If you use non-Microsoft software to read your email, chances are you eventually will receive a message that appears to include an attached file named winmail.dat. This occurs when the sender uses a Microsoft® email client with settings that are incompatible with those of the recipient’s client software.
The message, including its attachment(s), can often be read without difficulty when using a Microsoft email client. This is due to Microsoft software being able to decode the message’s TNEF encoding. Non-Microsoft clients typically lack this ability, as TNEF is proprietary to Microsoft. The issue does not indicate a fault with the recipient’s email client or with any of the email servers involved.
First, evaluate whether the issue actually causes loss of relevant information. If, on the other hand, the winmail.dat file constitutes but a cosmetic fault, you might decide simply to ignore it.
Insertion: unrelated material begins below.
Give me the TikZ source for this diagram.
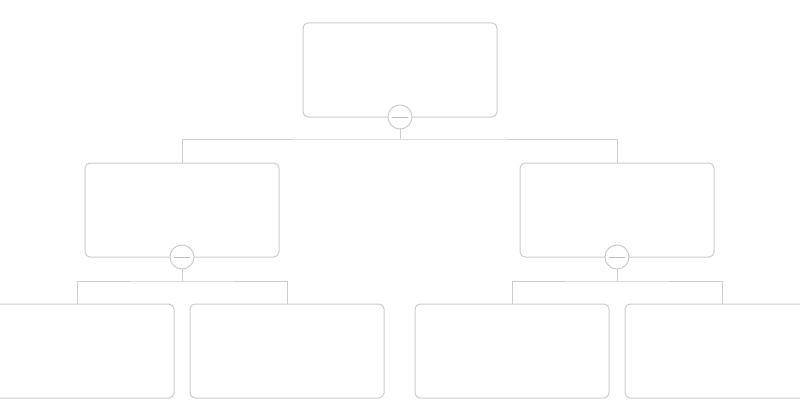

If the issue does need to be remedied, the sender may experiment with various settings in his or her email client until a combination is found that results in messages usable to the recipient. As adjusting the most obvious settings may not be enough, this task can daunt even an experienced user.
Microsoft has published knowledge base articles on this phenomenon. Articles KB290809 and KB323483 include technical information that may be useful in troubleshooting the issue. KB278061 is another, much briefer article; unfortunately, it is also an over-simplification that often does not resolve the problem.
Various third-party software tools promise to decode winmail.dat attachments. Caveat emptor.
Should all else fail, you may decide to use a Microsoft email client (such as Outlook® or Outlook Express) to read the affected messages.